> **EXERCISE AIM**: Print the listing from its top line through the line containing "(0,0) rectangle (928,487);", nothing more, and leave out the pictures.

> **DATASET EXTRACT**:
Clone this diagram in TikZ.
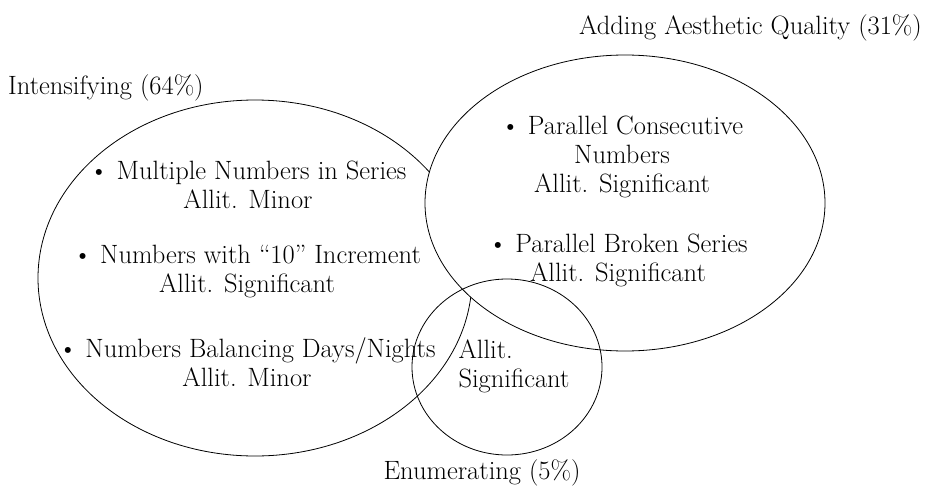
\documentclass[tikz,border=0pt]{standalone}
\usepackage{fontspec}
\begin{document}
\begin{tikzpicture}[x=1pt,y=-1pt,
    every node/.style={font=\fontsize{26.5}{29}\selectfont,inner sep=0pt},
    set/.style={draw,line width=0.8pt},
    item/.style={align=center}]
        \useasboundingbox (0,0) rectangle (928,487);

        % the three sets
        \draw[set] (255,278) ellipse [x radius=217, y radius=178];
        \draw[set,fill=white] (625,203) ellipse [x radius=200, y radius=148];
        \draw[set] (507,367) ellipse [x radius=95, y radius=88];

        % set names
        \node[anchor=west] (intens) at (8,88) {Intensifying (64\%)};
        \node[anchor=east] (aesth) at (922,28) {Adding Aesthetic Quality (31\%)};
        \node (enum) at (482,473) {Enumerating (5\%)};

        % items in the intensifying set
        \node[item] (mult) at (248,185) {\textbullet\ Multiple Numbers in Series\\Allit. Minor};
        \node[item] (incr) at (247,272) {\textbullet\ Numbers with “10” Increment\\Allit. Significant};
        \node[item] (days) at (247,362) {\textbullet\ Numbers Balancing Days/Nights\\Allit. Minor};

        % items in the aesthetic set
        \node[item] (cons) at (622,157) {\textbullet\ Parallel Consecutive\\Numbers\\Allit. Significant};
        \node[item] (brok) at (618,260) {\textbullet\ Parallel Broken Series\\Allit. Significant};

        % the enumerating set
        \node[align=left] (allit) at (514,366) {Allit.\\Significant};
\end{tikzpicture}
\end{document}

> **RESULT OF THIS EXERCISE**:
Clone this diagram in TikZ.
\documentclass[tikz,border=0pt]{standalone}
\usepackage{fontspec}
\begin{document}
\begin{tikzpicture}[x=1pt,y=-1pt,
    every node/.style={font=\fontsize{26.5}{29}\selectfont,inner sep=0pt},
    set/.style={draw,line width=0.8pt},
    item/.style={align=center}]
        \useasboundingbox (0,0) rectangle (928,487);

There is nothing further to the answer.